Sicuramente lo Stige non scorre per le vie di Atene, ma il Metal da quelle parti pare regnare incontrastato. Non stupisce quindi trovarsi di fronte all'album d'esordio dell'ennesima band che arriva dalla Grecia: gli
Stygian Path, un quintetto formatosi tre anni fa proprio nella capitale della Repubblica Ellenica.
Prima di giungere a "
The Lorekeeper" gli
Stygian Path hanno affrontato un lungo viaggio che li ha visti non solo toccare le coste e le città del Vecchio Continente, condividendo serate attorno al fuoco con i Blind Guardian e scorrazzando per le Lande degli Immortali accompagnati dai Rhapsody, ma anche spingersi sino al Nuovo Mondo, dove si sono abbeverati alla fonte dei Manowar, Warlord e degli Iced Earth.

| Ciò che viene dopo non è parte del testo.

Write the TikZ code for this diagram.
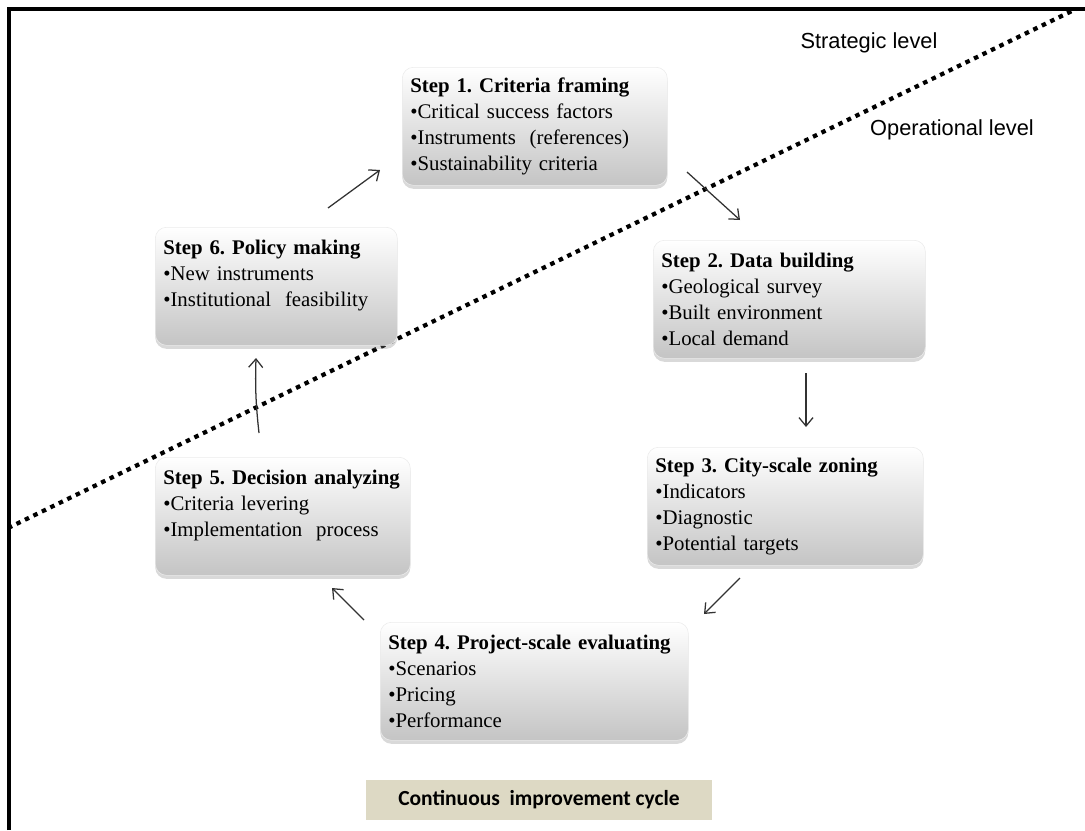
\documentclass[tikz,border=0pt]{standalone}
\usepackage{fontspec}
\setmainfont{Liberation Serif}
\newfontfamily\levelsans{Liberation Sans}
\newfontfamily\cyclesans{Carlito}
\usetikzlibrary{arrows.meta,shadows}

\definecolor{cyclebg}{RGB}{221,217,196}
\definecolor{arrowgray}{RGB}{50,50,50}
\frenchspacing
\hyphenpenalty=10000

\begin{document}
\begin{tikzpicture}[x=0.025cm, y=-0.025cm,
    stepbox/.style={anchor=north west, rounded corners=8pt, draw=black!8,
        top color=white, bottom color=black!23,
        drop shadow={shadow xshift=0pt, shadow yshift=-2.5pt, opacity=0.3},
        minimum height=2.95cm, inner xsep=0.2cm, text width=#1, align=left,
        font=\fontsize{14.8}{18.5}\selectfont},
    cyclearrow/.style={draw=arrowgray, line width=0.9pt, -{Straight Barb[length=6pt, width=10pt]}},
    leveltext/.style={font=\levelsans\fontsize{15.5}{18}\selectfont},
    levelline/.style={line width=3pt, dash pattern=on 3.2pt off 3.5pt}]

            \useasboundingbox (0,0) rectangle (1085,830);
            \draw[line width=2.2pt] (9,830) -- (9,9) -- (1085,9);

            \coordinate (lvlL) at (8,528);
            \coordinate (lvlR) at (1076,9);
            \draw[levelline] (lvlL) -- (lvlR);

            \node[leveltext] (strategic) at (869,43) {Strategic level};
            \node[leveltext] (operational) at (952,130) {Operational level};

            \node[stepbox=6.225cm] (s1) at (402,67) {\textbf{Step 1. Criteria framing}\\\textbullet Critical success factors\\\textbullet Instruments\ \ (references)\\\textbullet Sustainability criteria};
            \node[stepbox=6.4cm] (s2) at (653,240) {\textbf{Step 2. Data building}\\\textbullet Geological survey\\\textbullet Built environment\\\textbullet Local demand};
            \node[stepbox=6.5cm] (s3) at (647,447) {\textbf{Step 3. City-scale zoning}\\\textbullet Indicators\\\textbullet Diagnostic\\\textbullet Potential targets};
            \node[stepbox=7.3cm] (s4) at (380,622) {\textbf{Step 4. Project-scale evaluating}\\\textbullet Scenarios\\\textbullet Pricing\\\textbullet Performance};
            \node[stepbox=5.975cm] (s5) at (155,457) {\textbf{Step 5. Decision analyzing}\\\textbullet Criteria levering\\\textbullet Implementation\ \ process\\~};
            \node[stepbox=5.65cm] (s6) at (155,227) {\textbf{Step 6. Policy making}\\\textbullet New instruments\\\textbullet Institutional\ \ feasibility\\~};

            \coordinate (t12) at (687,172);
            \coordinate (h12) at (740,220);
            \coordinate (t23) at (806,373);
            \coordinate (h23) at (806,427);
            \coordinate (t34) at (740,578);
            \coordinate (h34) at (704,614);
            \coordinate (t45) at (364,620);
            \coordinate (h45) at (332,588);
            \coordinate (t56) at (259,433);
            \coordinate (h56) at (256,358);
            \coordinate (t61) at (328,208);
            \coordinate (h61) at (380,170);

            \draw[cyclearrow] (t12) -- (h12);
            \draw[cyclearrow] (t23) -- (h23);
            \draw[cyclearrow] (t34) -- (h34);
            \draw[cyclearrow] (t45) -- (h45);
            \draw[cyclearrow] (t56) to[bend left=4] (h56);
            \draw[cyclearrow] (t61) -- (h61);

            \node[fill=cyclebg, minimum width=8.625cm, minimum height=1cm,
                font=\cyclesans\bfseries\fontsize{15.3}{18}\selectfont] (cycle) at (539,800) {Continuous\ \ improvement cycle};
        \end{tikzpicture}
\end{document}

Tutte queste avventure li hanno poi indubbiamente accompagnati nella realizzazione del loro primo album e se ne possono trovare tracce, in ordine sparso lungo i vari episodi che compongono "
The Lorekeeper", anche se credo che l'influenza dei bardi di Krefeld sia quella che più si fa sentire, come testimoniano ad esempio "
Tides of Time" e "
The Wanderer", per un accostamento sostenuto anche da una certa assonanza tra la voce di
Panos Babilis e quella di Hansi Kürsch.
E' comunque l'incedere epico e coinvolgente di un'evocativa "
Prometheus" che ci accoglie non appena sfuma il superfluo "
Prelude" introduttivo, e se poi la marziale "
Tides of Time" ribadisce le influenze succitate, soprattutto nel chorus e nel break acustico (pur con qualcosa dei Falconer), ecco che "
Rhapsody XXII: the Eagle and the Lion" si avvia acustica e vagamente mesta per poi imboccare un passo solenne e incalzante che mi ha fatto venire in mente i The Lord Weird Slough Feg ma anche i Primordial. Dopo la già menzionata (e largamente ispirata alle atmosfere di "Somewhere Far Beyond") ballata folk "
The Wanderer" ecco che "
Unholy Land" ci riporta al Metal intenso e maestoso già messo in mostra con "
Prometheus", dove gli
Stygian Path si esaltano nel lungo break strumentale che scopriamo spadroneggiare su questo brano, e si può apprezzare anche un'ottima resa sonora, pulita e dinamica, curata da
George Emmanuel (anche chitarrista dei Lucifer's Child) presso i Pentagram Studio in Atene.
Spazio al latino nell'attacco di "
Le Chateau du Deuil" che, al di là del suo titolo in francese, viene poi cantata in inglese - e alla grande aggiungerei - da un
Panos Babilis ben supportato anche a livello corale, e sebbene qualche passaggio forse meritasse di essere snellito per rendere il tutto più efficace, siamo sempre di fronte ad un altro ottimo episodio, che passa il testimone allo strumentale "
Path to Exile" che il compito di congedarci (spero solo momentaneamente) dagli
Stygian Path con le sue melodie sognanti ma anche vagamente inquietanti.
Non fatevi trarre in inganno dai tanti paragoni che ho utilizzato nel provare a descrivere "
The Lorekeeper": gli
Stygian Path sono assolutamente in grado di farcela con le proprie forze e - aggiungerei - in maniera superba.